F’pec, Sam Rainsy Bodyguards Get Training

Some 300 Sam Rainsy Party and Funcinpec bodyguards wrapped up a five-day training course on Tuesday sponsored by the Inter­national Republican Institute.

The security personnel were trained in methods of unarmed protection for opposition leader Sam Rainsy and Funcinpec Sec­retary-General Prince Noro­dom Sirivudh, the two outspoken leaders of the Alliance of Demo­crats, said Long Ry, Sam Rainsy Party steering committee member and director of the opposition’s security department.

Led by a US instructor, the body­­guards were trained to protect homes, motorcades and meetings of top leaders, Long Ry said.

It is the second course sponsored by IRI since the first course in June 2003, just prior to the July general election, Long Ry said. An IRI official declined to comment.

“The training takes place while the threats, killing and intimidation are increasing,” Long Ry said.

Opposition security guards do not carry weapons and training is aimed at disabling armed assail­ants, Sam Rainsy Party spokes­man Ung Bun-Ang said Tuesday.  The bodyguards train “to disarm people in a crowd, they are not trained to shoot,” he said.
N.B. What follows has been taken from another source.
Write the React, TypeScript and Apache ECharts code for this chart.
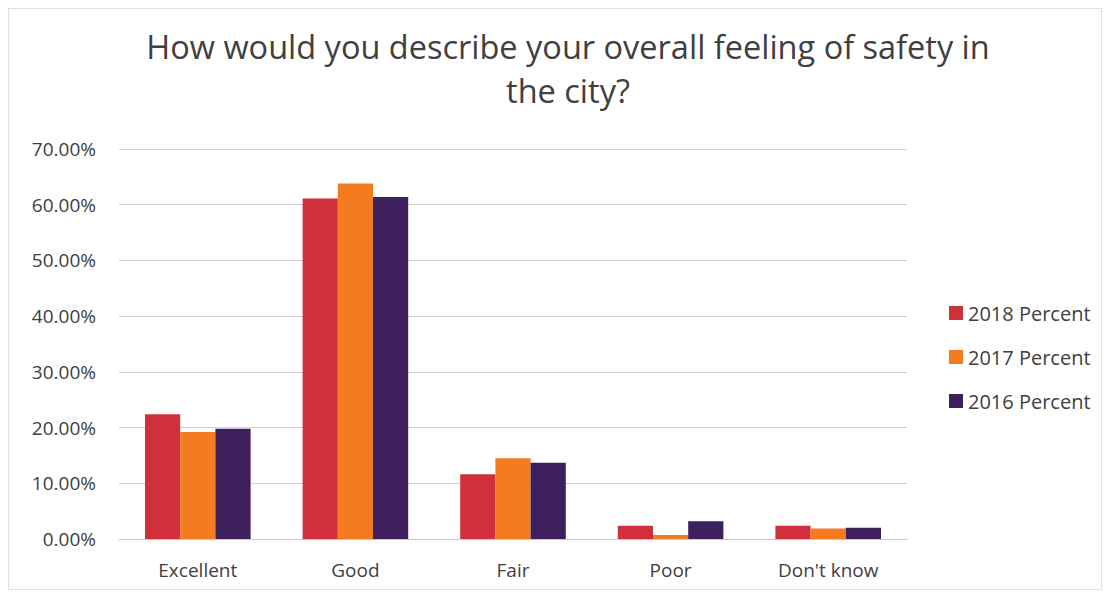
import React, { useEffect, useRef } from "react";
import * as echarts from "echarts";

const categories = ["Excellent", "Good", "Fair", "Poor", "Don't know"];
const seriesNames = ["2018 Percent", "2017 Percent", "2016 Percent"];
const values2018 = [22.4, 61.1, 11.6, 2.4, 2.4];
const values2017 = [19.2, 63.8, 14.5, 0.7, 1.9];
const values2016 = [19.8, 61.4, 13.7, 3.2, 2.0];
const colors = ["#d0303a", "#f47b20", "#3e1f5e"];
const titleText = "How would you describe your overall feeling of safety in\nthe city?";

export default function App() {
  const ref = useRef<HTMLDivElement>(null);
  useEffect(() => {
    if (!ref.current) return;
    const chart = echarts.init(ref.current, null, { renderer: "svg" });
    const data = [values2018, values2017, values2016];
    chart.setOption({
      animation: false,
      backgroundColor: "#ffffff",
      textStyle: { fontFamily: "Open Sans" },
      title: {
        text: titleText,
        left: 554,
        top: 10,
        textAlign: "center",
        textStyle: {
          fontFamily: "Open Sans",
          fontSize: 32.5,
          fontWeight: "normal",
          color: "#404040",
          lineHeight: 44,
        },
      },
      legend: {
        orient: "vertical",
        left: 935,
        top: 289,
        itemWidth: 14,
        itemHeight: 14,
        itemGap: 24,
        icon: "rect",
        textStyle: { fontFamily: "Open Sans", fontSize: 20, color: "#404040", padding: [0, 0, 0, 0] },
        data: seriesNames,
      },
      grid: { left: 110, right: 194, top: 140, bottom: 50, containLabel: false },
      xAxis: {
        type: "category",
        data: categories,
        axisTick: { show: false },
        axisLine: { lineStyle: { color: "#c8c8c8" } },
        axisLabel: { fontFamily: "Open Sans", fontSize: 19, color: "#404040", margin: 21 },
      },
      yAxis: {
        type: "value",
        min: 0,
        max: 70,
        interval: 10,
        axisLabel: {
          fontFamily: "Open Sans",
          fontSize: 19,
          color: "#404040",
          margin: 23,
          formatter: (v: number) => v.toFixed(2) + "%",
        },
        splitLine: { lineStyle: { color: "#d0d0d0" } },
        axisLine: { show: false },
        axisTick: { show: false },
      },
      series: seriesNames.map((name, i) => ({
        name,
        type: "bar",
        data: data[i],
        barGap: "0%",
        barCategoryGap: "33%",
        itemStyle: { color: colors[i] },
      })),
    });
    return () => chart.dispose();
  }, []);
  return (
    <div
      ref={ref}
      style={{ width: 1094, height: 582, boxSizing: "border-box", border: "1px solid #e0e0e0" }}
    />
  );
}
Most opposition party security personnel have no military or police training and the courses are aimed at teaching them the basics of VIP security, an opposition party member said.

Though Cambodia maintains a large police and military police force, the country’s leaders have long opted for the protection of small armies of better-trained and better-equipped bodyguards, whose loyalty is unquestioned.

In 1995, then first prime minister Prince Norodom Ranariddh had some 400 bodyguards, a sizable proportion were trained in special “commando” tactics.

The same year, then second prime minister Hun Sen created his own force of some 200 bodyguards, called Battalion Number Two, supported by at least six tanks and several armored personnel carriers. Hun Sen’s bodyguard detachment has swelled to some 2,000 armed men stationed at his residence near the Indepen­dence Mon­u­ment and at his home in Kan­dal province.